One of those killed in Bali was 39-year-old Jonathon Elwood, the brother of British politician Tobias Elwood, who was hailed as a hero after he tried to save the life of a police officer killed in the London Westminster terror attack in 2017.
Counterterrorism police in Indonesia finally apprehended Zulkarnaen following a raid at a house in the East Lampung district of Sumatra island.
During his interview police told Australia Press Agency he revealed one of the methods of gaining funding for the terror group was through charity boxes placed in food stores.
They estimate more than 20,000 charity boxes were used to collect cash for the terrorists in 12 regions of Indonesia unbeknownst to the stores’ owners.
Zulkarnaen also told them the Bali bombing plan was hatched following a meeting between him and Encep Nurjaman, also known as Hambali, believed to be an Al-Qaeda lieutenant in South-East Asia, after Hambali told him they needed to conduct an attack on foreigners.
“Zulkarnaen was known as a very, very, dangerous person globally and in Indonesia,” National Police spokesman Aswin Siregar said. “We will continue to crack down all related to his network.”
Mr Siregar’s colleague, National Police spokesperson Ahmad Ramadhan, said Zulkarnaen was the military commander of Jemaah Islamiyah and had been on Indonesia’s wanted list for 18 years.
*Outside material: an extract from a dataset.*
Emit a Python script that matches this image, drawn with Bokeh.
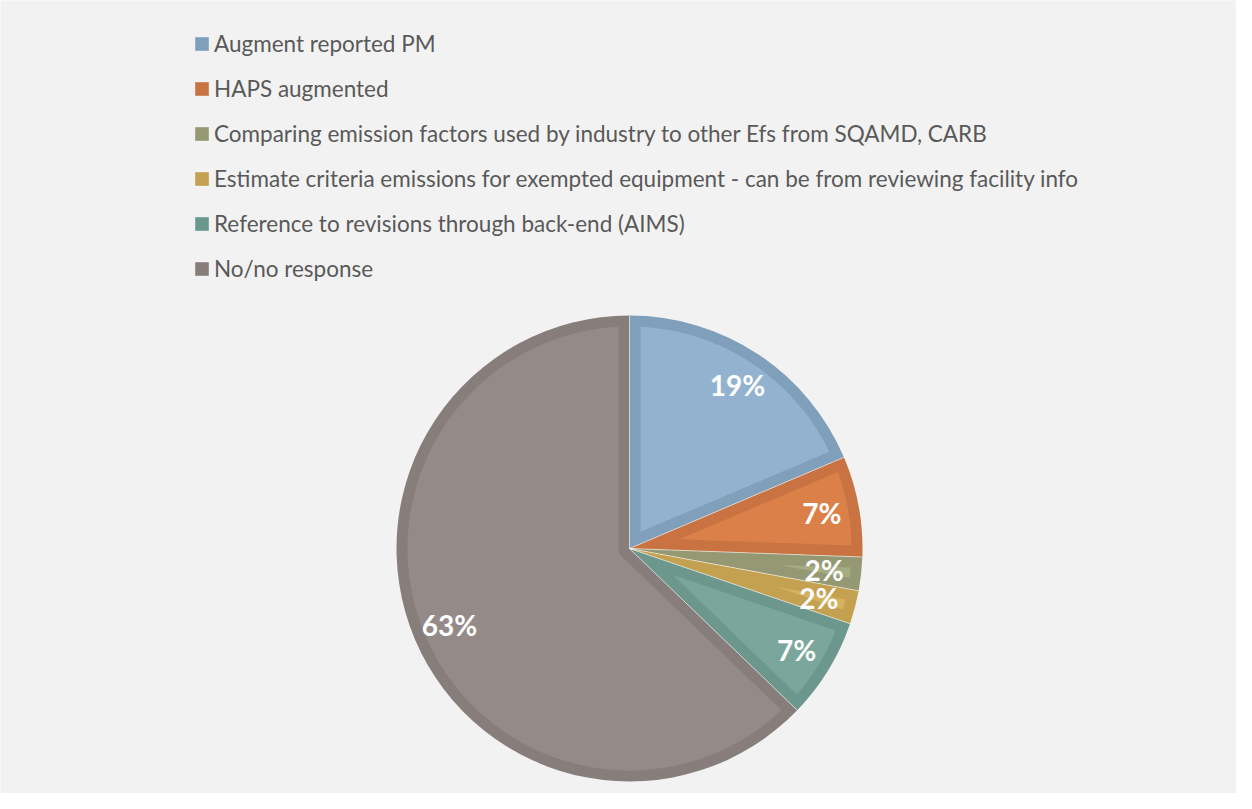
import numpy as np
from bokeh.plotting import figure
from bokeh.models import Range1d, Legend, LegendItem, ColumnDataSource
from bokeh.core.properties import value
from bokeh.embed import file_html
from bokeh.resources import INLINE

# ---- data ----
categories = [
    "Augment reported PM",
    "HAPS augmented",
    "Comparing emission factors used by industry to other Efs from SQAMD, CARB",
    "Estimate criteria emissions for exempted equipment - can be from reviewing facility info",
    "Reference to revisions through back-end (AIMS)",
    "No/no response",
]
counts = [8, 3, 1, 1, 3, 27]
edge_colors = ["#809FBB", "#C87341", "#949873", "#C4A150", "#6B978C", "#877E7C"]
fill_colors = ["#92B2CF", "#DB8048", "#A5AC82", "#D5B160", "#7AA69B", "#948B89"]

# ---- geometry ----
W, H = 1236, 793
cx, cy = 629, H - 548
R = 233
d = 11

frac = np.array(counts, dtype=float) / sum(counts)
cum = np.concatenate([[0.0], np.cumsum(frac)])
clock_start = cum[:-1] * 2 * np.pi
clock_end = cum[1:] * 2 * np.pi
start = np.pi / 2 - clock_end
end = np.pi / 2 - clock_start
mid = (start + end) / 2
pct = [f"{round(f * 100)}%" for f in frac]


def inset(a0, a1):
    th = a1 - a0
    Ri = R - d
    dl = np.arcsin(d / Ri)
    arc = np.linspace(a0 + dl, a1 - dl, 80)
    xs = list(cx + Ri * np.cos(arc))
    ys = list(cy + Ri * np.sin(arc))
    if th <= np.pi:
        r_apex = d / np.sin(th / 2)
        am = (a0 + a1) / 2
        xs.append(cx + r_apex * np.cos(am))
        ys.append(cy + r_apex * np.sin(am))
    else:
        small = np.linspace(a1 - np.pi / 2, a0 + np.pi / 2, 20)
        xs += list(cx + d * np.cos(small))
        ys += list(cy + d * np.sin(small))
    return xs, ys


inner_x, inner_y = [], []
for a0, a1 in zip(start, end):
    xs, ys = inset(a0, a1)
    inner_x.append(xs)
    inner_y.append(ys)

lr = 0.84 * R
src = ColumnDataSource(dict(
    start=start, end=end, edge=edge_colors, fill=fill_colors, cat=categories,
    lx=cx + lr * np.cos(mid), ly=cy + lr * np.sin(mid), pct=pct,
    bx=cx + R * np.cos(start), by=cy + R * np.sin(start),
    ix=inner_x, iy=inner_y,
))

p = figure(width=W, height=H, x_range=Range1d(0, W), y_range=Range1d(0, H),
           output_backend="svg", toolbar_location=None, min_border=0)
p.xaxis.visible = False
p.yaxis.visible = False
p.grid.visible = False
p.background_fill_color = "#F2F2F2"
p.border_fill_color = "#F2F2F2"
p.outline_line_color = None

wr = p.wedge(x=cx, y=cy, radius=R, start_angle="start", end_angle="end",
             fill_color="edge", line_color=None, source=src)
p.patches(xs="ix", ys="iy", fill_color="fill", line_color=None, source=src)
p.segment(x0=cx, y0=cy, x1="bx", y1="by", line_color="white", line_alpha=0.55,
          line_width=1, source=src)
p.text(x="lx", y="ly", text="pct", text_color="white", text_font=value("Lato"),
       text_font_style="bold", text_font_size="28px", text_align="center",
       text_baseline="middle", source=src)

items = [LegendItem(label=c, renderers=[wr], index=i) for i, c in enumerate(categories)]
legend = Legend(items=items, location=(193, 510), orientation="vertical",
                label_text_font="Lato", label_text_font_size="22.5px",
                label_text_color="#595959", glyph_width=17, glyph_height=17,
                label_height=30, spacing=15, padding=0, margin=0,
                label_standoff=4, border_line_color=None,
                background_fill_alpha=0)
p.add_layout(legend)

open("out.html", "w").write(file_html(p, INLINE))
Mr Ramadhan said Zulkarnaen is suspected of being involved in the making of bombs used in a series of attacks, including the 2002 Bali bombings and a 2003 attack on the JW Marriott Hotel in Jakarta that killed 12.
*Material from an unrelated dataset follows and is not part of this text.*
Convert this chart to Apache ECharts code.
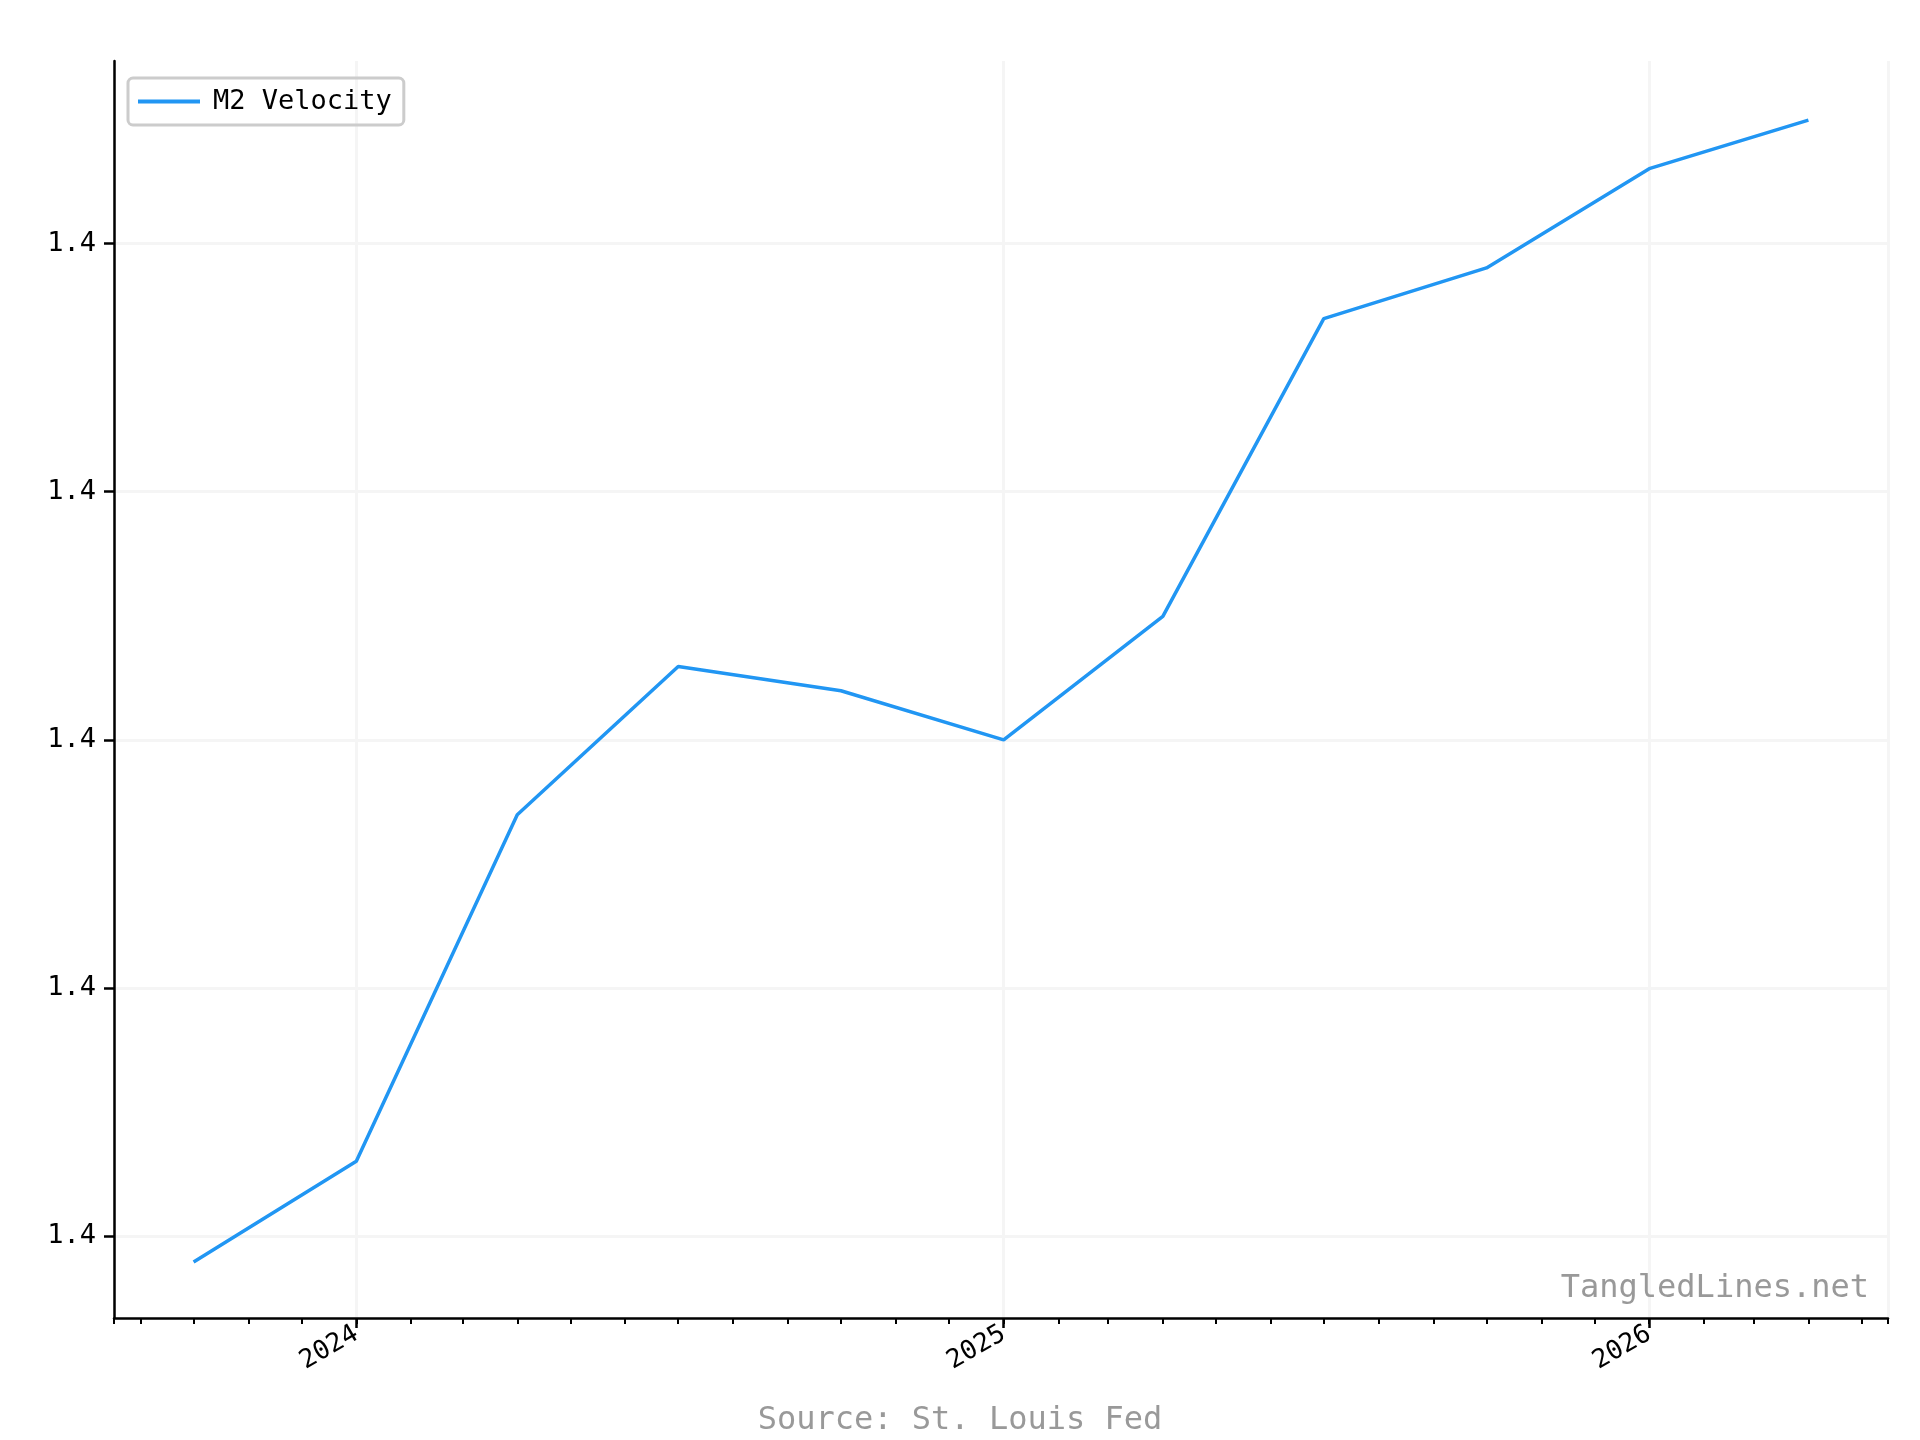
<!DOCTYPE html>
<html><head><meta charset="utf-8">
<script src="https://cdn.jsdelivr.net/npm/echarts@6/dist/echarts.min.js"></script>
<style>html,body{margin:0;padding:0;background:#fff}#c{width:1920px;height:1440px}</style>
</head><body><div id="c"></div>
<script>
const dates = ['2023-10-01','2024-01-01','2024-04-01','2024-07-01','2024-10-01','2025-01-01','2025-04-01','2025-07-01','2025-10-01','2026-01-01','2026-04-01'];
const velocity = [1.37948,1.38151,1.38849,1.39148,1.39099,1.39,1.39249,1.39849,1.39951,1.40151,1.40249];
const yTicks = [1.38,1.385,1.39,1.395,1.40];
const F = 'DejaVu Sans Mono, monospace';
const xmin = new Date('2023-08-17').getTime(), xmax = new Date('2026-05-16').getTime();
const chart = echarts.init(document.getElementById('c'));
chart.setOption({
  animation:false,
  grid:{left:114,right:32,top:61,bottom:122},
  legend:{left:128,top:78,orient:'vertical',padding:[10,12,10,10],borderColor:'#cccccc',borderWidth:3,borderRadius:5,
    itemWidth:62,itemHeight:4,itemGap:10,icon:'rect',textStyle:{fontFamily:F,fontSize:27,color:'#000',padding:[0,0,0,8]},data:['M2 Velocity']},
  title:[{text:'Source: St. Louis Fed',left:'center',top:1400,textStyle:{fontFamily:F,fontSize:32,color:'#999',fontWeight:'normal'}},
         {text:'TangledLines.net',right:46,top:1268,textStyle:{fontFamily:F,fontSize:32,color:'#999',fontWeight:'normal'}}],
  xAxis:[{type:'time',min:xmin,max:xmax,minInterval:365*86400000,maxInterval:366*86400000,
    axisLine:{lineStyle:{color:'#000',width:2.5}},
    axisTick:{length:10,lineStyle:{color:'#000',width:2.5}},
    axisLabel:{rotate:30,fontFamily:F,fontSize:26,color:'#000',formatter:v=>String(new Date(v).getFullYear()),margin:14},
    splitLine:{show:true,lineStyle:{color:'#f5f5f5',width:3}}},
   {type:'time',min:xmin,max:xmax,position:'bottom',minInterval:28*86400000,maxInterval:31*86400000,
    axisLine:{show:false},axisTick:{length:6,lineStyle:{color:'#000',width:2}},axisLabel:{show:false},splitLine:{show:false}}],
  yAxis:{type:'value',min:1.37835,max:1.40368,
    axisLine:{show:true,lineStyle:{color:'#000',width:2.5}},
    axisTick:{show:true,length:10,lineStyle:{color:'#000',width:2.5},customValues:yTicks},
    axisLabel:{fontFamily:F,fontSize:27,color:'#000',customValues:yTicks,formatter:v=>v.toFixed(1),margin:18},
    splitLine:{show:true,lineStyle:{color:'#f5f5f5',width:3}}},
  series:[{name:'M2 Velocity',type:'line',xAxisIndex:0,showSymbol:false,symbol:'none',
    lineStyle:{color:'#2196f3',width:3.5},itemStyle:{color:'#2196f3'},
    data:dates.map((d,i)=>[d,velocity[i]])}]
});
</script></body></html>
Zulkarnaen was also the mastermind of a bomb attack on the official residence of the Philippine ambassador in Jakarta in 2000 that killed two people, a 2004 suicide attack outside the Australian Embassy that killed nine, and a 2005 bombing in Bali that killed 20, Mr Ramadhan said.
Police say he also orchestrated church attacks that occurred simultaneously in many Indonesian regions during Christmas and New Year's Eve in 2000 that killed more than 20 people, and was the architect of sectarian conflict in Ambon and Poso from 1998 to 2000.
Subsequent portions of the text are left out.